Although it is not required, I strongly recommend that you create a custom rendering function for your report template. This will allow you to set default values and make the parameters that should be changed more visible.

Your template should be saved in the inst folder of your package (in its own folder, if it’s a bookdown). Files in the inst folder are made available in the root directory of an installed R package, so your package code can access the template files by calling system.file("{your template name}", package = "{your package name}")

4. Update your package and iterate

As you work on your report, update package functions and the report template as needed. You will likely run into edge cases that have to be handled, come up with more efficient code, and add new data as it becomes available, among other updates.

5. Deploy a suite of reports using Github Actions

If you are using your workflow to generate a large number of reports, it is probably useful to offload the report generation onto a remote runner with Github Actions. When you generate your reports with Github Actions, you do not have to devote memory and time on your local machine to report generation. However, there will likely be some hurdles when getting Github Actions set up successfully. Here is a Github Action workflow that successfully renders reports and deploys them to a different repository. The general steps in the workflow are outlined below.

Github Actions is running your code in a remote environment, which does not have anything pre-installed. That means you have to install R, pandoc, and any packages you need. I have found that I also have to configure some settings on the command line in bash to get all of the packages I need to install correctly. You also have to check out your repo to the remote environment.

Depending on the complexity of your reports, you may need several dozen libraries, and the time it takes to install these libraries adds up. To avoid the bottleneck of re-installing all of the libraries you need every time you run your Github Action, you can cache your packages by adding a cache step to your Github Actions workflow, which will save the libraries in the remote environment and allow them to be loaded in the remote environment without re-installing. As long as the cache is accessed at least once a week, it will continue to live in the remote environment. Therefore, I suggest making a cache-maintaining Github Actions workflow that pings the cache on a regular schedule, so you don’t have to re-create the cache every time you go a few weeks without creating reports.

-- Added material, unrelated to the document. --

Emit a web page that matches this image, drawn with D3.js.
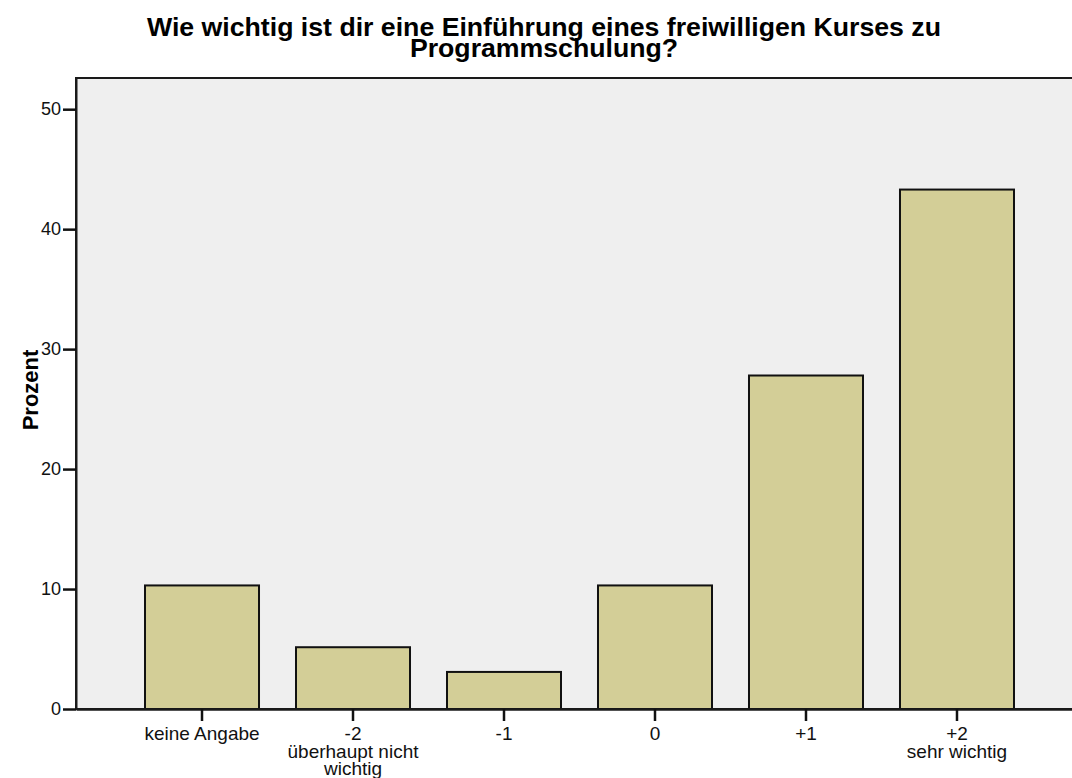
<html>
<head>
  <title>Programmschulung</title>
  <script src="https://cdn.jsdelivr.net/npm/d3@7"></script>
  <style>
    body { margin: 0; background: #fff; }
    text { font-family: "Liberation Sans", Arial, sans-serif; }
  </style>
</head>
<body>
  <script>
    // Daten
    const categories = ["keine Angabe", "-2", "-1", "0", "+1", "+2"];
    const subLabels = [[], ["überhaupt nicht", "wichtig"], [], [], [], ["sehr wichtig"]];
    const percent = [10.3, 5.15, 3.09, 10.3, 27.8, 43.3];
    const yTicks = [0, 10, 20, 30, 40, 50];

    const w = 1072, h = 778;
    const padLeft = 76, padTop = 78, plotRight = 1083, plotBottom = 709;
    const fontFam = "Liberation Sans, Arial, sans-serif";

    const svg = d3.select("body").append("svg")
      .attr("width", w).attr("height", h);

    const x = d3.scaleBand()
      .domain(categories)
      .range([padLeft, plotRight])
      .paddingInner(0.245)
      .paddingOuter(0.457);

    const y = d3.scaleLinear()
      .domain([0, 52.6])
      .range([plotBottom, padTop]);

    // Hintergrund
    svg.append("rect")
      .attr("x", padLeft).attr("y", padTop)
      .attr("width", plotRight - padLeft).attr("height", plotBottom - padTop)
      .attr("fill", "#efefef")
      .attr("stroke", "#1a1a1a").attr("stroke-width", 2);

    // Balken
    svg.selectAll(".bar")
      .data(percent)
      .enter().append("rect")
      .attr("class", "bar")
      .attr("x", (d, i) => x(categories[i]))
      .attr("y", d => y(d))
      .attr("width", x.bandwidth())
      .attr("height", d => y(0) - y(d))
      .attr("fill", "#d3ce97")
      .attr("stroke", "#111")
      .attr("stroke-width", 2);

    // y-Achse
    const yAxis = svg.append("g")
      .attr("transform", "translate(" + padLeft + ",0)")
      .call(d3.axisLeft(y).tickValues(yTicks).tickSizeInner(13).tickSizeOuter(0).tickPadding(2));
    yAxis.select(".domain").attr("stroke", "#1a1a1a").attr("stroke-width", 2);
    yAxis.selectAll(".tick line").attr("stroke", "#111").attr("stroke-width", 2.5);
    yAxis.selectAll(".tick text").attr("font-size", 18).attr("fill", "#111")
      .attr("font-family", fontFam);

    // x-Achse
    const xAxis = svg.append("g")
      .attr("transform", "translate(0," + plotBottom + ")")
      .call(d3.axisBottom(x).tickSizeInner(12).tickSizeOuter(0).tickPadding(6));
    xAxis.select(".domain").attr("stroke", "#1a1a1a").attr("stroke-width", 2.5);
    xAxis.selectAll(".tick line").attr("stroke", "#111").attr("stroke-width", 2.5);
    xAxis.selectAll(".tick text").attr("font-size", 19).attr("fill", "#111")
      .attr("font-family", fontFam);
    xAxis.selectAll(".tick text").each(function (d, i) {
      const t = d3.select(this);
      subLabels[i].forEach(s => {
        t.append("tspan").attr("x", 0).attr("dy", "0.92em").text(s);
      });
    });

    // y-Titel
    svg.append("text")
      .attr("transform", "translate(38,390) rotate(-90)")
      .attr("text-anchor", "middle")
      .attr("font-size", 22).attr("font-weight", "bold")
      .text("Prozent");

    // Titel (leicht in die Breite gezogen wie im Original)
    const title = svg.append("text")
      .attr("transform", "translate(544,0) scale(1.067,1)")
      .attr("text-anchor", "middle")
      .attr("font-size", 25).attr("font-weight", "bold");
    title.append("tspan").attr("x", 0).attr("y", 36)
      .text("Wie wichtig ist dir eine Einführung eines freiwilligen Kurses zu");
    title.append("tspan").attr("x", 0).attr("y", 57)
      .text("Programmschulung?");
  </script>
</body>
</html>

After rendering the reports in the remote environment, you must deploy the reports to a repository on github.com, or else the Github Action will end, the remote environment will be closed, and the reports will be gone. Before being able to successfully deploy reports with Github Actions, you must do some housekeeping to set yourself up with the correct permissions. First, create a personal access token by going to Settings –> Developer settings –> Personal access tokens in your Github account. Write this token down and save it somewhere, but do not share it with anyone. Next, go to your repo where you are setting up the Github Actions workflow. Go to Settings –> Secrets and add the same token with the same name. You must have a personal access token set up in every repo where you are trying to deploy a Github Action.

One issue with deploying reports on Github Actions is that if one step fails, all following steps in the Github Actions workflow are canceled. This means that if your report rendering script breaks, no reports will be deployed, even if the script breaks on the last report. Depending on the complexity of your report, it may be common for an untested edge case to break the code. Fortunately, there is a work-around. If you wrap your render function in try(), the script will execute even if some reports are not properly created. Of course, the reports that fail to render will not be updated. You can create a report generation script that integrates error logging code to output information about the reports that failed.